Let's convert all of the extracted examples into (prompt, completion) data:

In [8]:
!cd ../ntp-training-data/ && python scripts/instruction_tuning.py --mathlib-only  # flag excludes e.g. Example0.lean

Examples/Mathlib
num_train_decls	59587
num_dev_decls	1568
num_test_decls	1568
num_dev_file_split_decls	0
num_test_file_split_decls	0
num_train	291262
num_dev	7735
num_test	8016
num_file_split_dev	0
num_file_split_test	0
instructions/state_tactic_mathlib_only


In [26]:
# Upload to huggingface (this will only work with authorized accounts, 
# but we leave this command here so you can use a similar pattern for your own projects)
# 
# !cd ../ntp-training-data/instructions/ && bash upload.sh

#### Data on Huggingface

We provide formatted fine-tuning data on HuggingFace:

- [`l3lab/ntp-mathlib-instruct-st`](https://huggingface.co/datasets/l3lab/ntp-mathlib-instruct-st) (Mathlib)

Alternate formats can be produced using variants of [scripts/instruction_tuning.py](../ntp-training-data/scripts/instruction_tuning.py).

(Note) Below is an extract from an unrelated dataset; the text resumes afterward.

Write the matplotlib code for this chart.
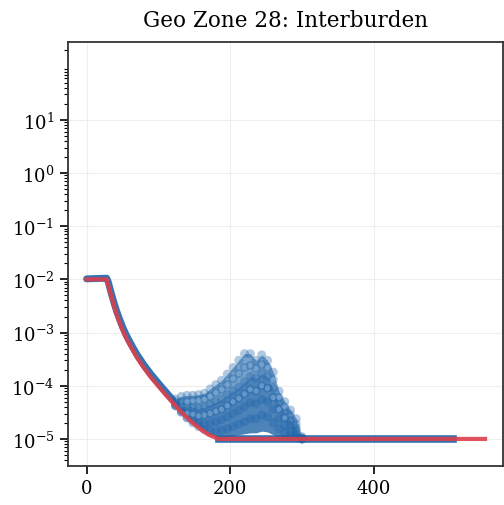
import numpy as np
import matplotlib
matplotlib.use("Agg")
import matplotlib.pyplot as plt
from matplotlib.ticker import FixedLocator, LogLocator, NullFormatter

plt.rcParams['font.family'] = ['DejaVu Serif']
plt.rcParams['mathtext.fontset'] = 'dejavuserif'

# fitted curve (red)
fit_x = [0, 28, 32, 36, 40, 45, 50, 55, 60, 70, 80, 90, 100, 110, 120, 130,
         140, 150, 160, 170, 184, 555]
fit_y = [1e-2, 1e-2, 6.3e-3, 4.0e-3, 2.6e-3, 1.66e-3, 1.12e-3, 7.9e-4, 5.9e-4,
         3.4e-4, 2.14e-4, 1.41e-4, 9.8e-5, 6.8e-5, 4.8e-5, 3.4e-5, 2.5e-5,
         1.9e-5, 1.48e-5, 1.2e-5, 1e-5, 1e-5]

# samples hugging the curve
band_x = [0, 28, 30, 34, 38, 42, 46, 50, 55, 60, 65, 70, 75, 80, 85, 90, 95,
          100, 105, 110, 115, 120]
band_y = [1.02e-2, 1.05e-2, 9.1e-3, 5.75e-3, 3.7e-3, 2.5e-3, 1.78e-3, 1.29e-3,
          9.1e-4, 6.8e-4, 5.1e-4, 3.9e-4, 3.1e-4, 2.45e-4, 2.0e-4, 1.62e-4,
          1.35e-4, 1.12e-4, 9.3e-5, 7.8e-5, 6.5e-5, 5.5e-5]

# floor samples
floor_x = [184, 510]
floor_y = [1e-5, 1e-5]

# scattered cloud of samples
cloud_x = [124, 132, 140, 148, 156, 164, 172, 180, 188, 196, 204, 212, 220,
           228, 236, 244, 252, 260, 268, 276, 284, 292, 300]
cloud_a = [5.6e-5, 6.3e-5, 6.6e-5, 6.6e-5, 6.8e-5, 7.2e-5, 8.7e-5, 1.05e-4,
           1.26e-4, 1.66e-4, 2.2e-4, 3.0e-4, 4.0e-4, 4.0e-4, 3.0e-4, 3.8e-4,
           3.0e-4, 1.8e-4, 7.9e-5, 5.0e-5, 3.5e-5, 2.4e-5, 1.1e-5]
cloud_b = [5.0e-5, 5.0e-5, 5.0e-5, 5.2e-5, 5.3e-5, 5.6e-5, 6.3e-5, 7.4e-5,
           8.5e-5, 1.05e-4, 1.35e-4, 1.7e-4, 2.2e-4, 2.4e-4, 2.1e-4, 2.5e-4,
           2.2e-4, 1.3e-4, 6.0e-5, 4.0e-5, 2.8e-5, 1.9e-5, 1.05e-5]
cloud_c = [4.6e-5, 4.0e-5, 4.2e-5, 4.0e-5, 3.8e-5, 4.0e-5, 4.5e-5, 5.0e-5,
           5.6e-5, 6.8e-5, 8.0e-5, 9.5e-5, 1.2e-4, 1.5e-4, 1.4e-4, 1.7e-4,
           1.5e-4, 9.0e-5, 4.8e-5, 3.2e-5, 2.2e-5, 1.6e-5, 1.0e-5]
cloud_d = [4.3e-5, 3.4e-5, 3.0e-5, 2.9e-5, 2.7e-5, 2.8e-5, 3.0e-5, 3.3e-5,
           3.6e-5, 4.2e-5, 5.0e-5, 5.8e-5, 7.0e-5, 8.5e-5, 8.0e-5, 1.0e-4,
           9.0e-5, 6.0e-5, 3.6e-5, 2.5e-5, 1.8e-5, 1.4e-5, 1.0e-5]
cloud_e = [4.2e-5, 3.2e-5, 2.5e-5, 2.2e-5, 2.0e-5, 1.9e-5, 2.0e-5, 2.1e-5,
           2.3e-5, 2.6e-5, 3.0e-5, 3.4e-5, 4.0e-5, 4.8e-5, 4.6e-5, 5.5e-5,
           5.0e-5, 3.6e-5, 2.4e-5, 1.8e-5, 1.4e-5, 1.2e-5, 1.0e-5]
cloud_f = [4.2e-5, 3.2e-5, 2.5e-5, 2.0e-5, 1.7e-5, 1.5e-5, 1.4e-5, 1.4e-5,
           1.45e-5, 1.55e-5, 1.7e-5, 1.9e-5, 2.1e-5, 2.4e-5, 2.4e-5, 2.8e-5,
           2.6e-5, 2.0e-5, 1.55e-5, 1.3e-5, 1.15e-5, 1.05e-5, 1.0e-5]
cloud_g = [4.2e-5, 3.2e-5, 2.5e-5, 2.0e-5, 1.65e-5, 1.4e-5, 1.2e-5, 1.1e-5,
           1.1e-5, 1.12e-5, 1.15e-5, 1.2e-5, 1.25e-5, 1.3e-5, 1.3e-5, 1.4e-5,
           1.35e-5, 1.2e-5, 1.1e-5, 1.05e-5, 1.0e-5, 1.0e-5, 1.0e-5]

yticks = [1e-5, 1e-4, 1e-3, 1e-2, 1e-1, 1e0, 1e1]
xticks = [0, 200, 400]

fig = plt.figure(figsize=(5.04, 5.06), dpi=100)
ax = fig.add_axes([0.134, 0.078, 0.864, 0.838])

blue = '#1f64a8'
ax.plot(band_x, band_y, color=blue, lw=5, alpha=0.9, solid_capstyle='round', zorder=2)
ax.plot(floor_x, floor_y, color=blue, lw=5.5, alpha=0.9, zorder=2)
ax.fill_between(cloud_x, cloud_g, cloud_c, color=blue, alpha=0.8, lw=0, zorder=2)
ax.fill_between(cloud_x, cloud_c, cloud_a, color=blue, alpha=0.6, lw=0, zorder=2)
for row in [cloud_a, cloud_b, cloud_c, cloud_d, cloud_e, cloud_f]:
    ax.scatter(cloud_x, row, s=42, color=blue, edgecolors='none', alpha=0.35, zorder=2)
for row in [cloud_b, cloud_d]:
    ax.scatter(cloud_x[2:-3], row[2:-3], s=14, color='#8fb6de', edgecolors='none',
               alpha=0.5, zorder=2)

ax.plot(fit_x, fit_y, color='#dc3f4c', lw=3, alpha=0.9, zorder=3)

ax.set_yscale('log')
ax.set_xlim(-26.5, 580)
ax.set_ylim(10 ** -5.5, 10 ** 2.47)
ax.yaxis.set_major_locator(FixedLocator(yticks))
ax.yaxis.set_minor_locator(LogLocator(base=10, subs=np.arange(2, 10), numticks=20))
ax.yaxis.set_minor_formatter(NullFormatter())
ax.set_xticks(xticks)

ax.grid(True, which='major', color='#eeeeee', lw=0.8)
ax.set_axisbelow(True)
ax.tick_params(labelsize=13, width=1.2, length=6)
ax.tick_params(which='minor', length=3, width=0.8)
for s in ax.spines.values():
    s.set_linewidth(1.3)
    s.set_color('#333333')

ax.set_title('Geo Zone 28: Interburden', fontsize=15.5, pad=11)

fig.savefig('out.png', dpi=100)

*If you use this data or code, we kindly ask that you cite this neural theorem proving tutorial*.

In [None]:
from datasets import load_dataset

dataset = load_dataset('l3lab/ntp-mathlib-instruct-st')

In [8]:
print(len(dataset['train']))
dataset['train'][0]

291262


{'task': 'tactic_predition',
 'prompt': '/- You are proving a theorem in Lean 4.\nYou are given the following information:\n- The current proof state, inside [STATE]...[/STATE]\n\nYour task is to generate the next tactic in the proof.\nPut the next tactic inside [TAC]...[/TAC]\n-/\n[STATE]\nJ : Type v\ninst✝¹ : SmallCategory J\ninst✝ : IsFiltered J\nF : J ⥤ GroupCat\nx y : (j : J) × ↑(F.obj j)\nh : Types.FilteredColimit.Rel (F ⋙ forget GroupCat) x y\n⊢ colimitInvAux F x = colimitInvAux F y\n[/STATE]\n[TAC]\n',
 'completion': 'apply G.mk_eq\n[/TAC]',
 'metadata': {'task': 'tactic_prediction',
  'project': 'Examples/Mathlib',
  'file': 'Examples/Mathlib/TacticPrediction/Mathlib_Algebra_Category_GroupCat_FilteredColimits.jsonl',
  'declId': 'Mathlib.Algebra.Category.GroupCat.FilteredColimits.83_0.OlIvs5vXvq1jJtZ',
  'target': 'apply G.mk_eq',
  'split': 'train'}}

In [9]:
print(dataset['train'][0]['prompt'])

/- You are proving a theorem in Lean 4.
You are given the following information:
- The current proof state, inside [STATE]...[/STATE]

Your task is to generate the next tactic in the proof.
Put the next tactic inside [TAC]...[/TAC]
-/
[STATE]
J : Type v
inst✝¹ : SmallCategory J
inst✝ : IsFiltered J
F : J ⥤ GroupCat
x y : (j : J) × ↑(F.obj j)
h : Types.FilteredColimit.Rel (F ⋙ forget GroupCat) x y
⊢ colimitInvAux F x = colimitInvAux F y
[/STATE]
[TAC]



In [10]:
print(dataset['train'][0]['completion'])

apply G.mk_eq
[/TAC]


#### Next steps

In part 2, we'll train a next-step generation model on the fine-tuning dataset.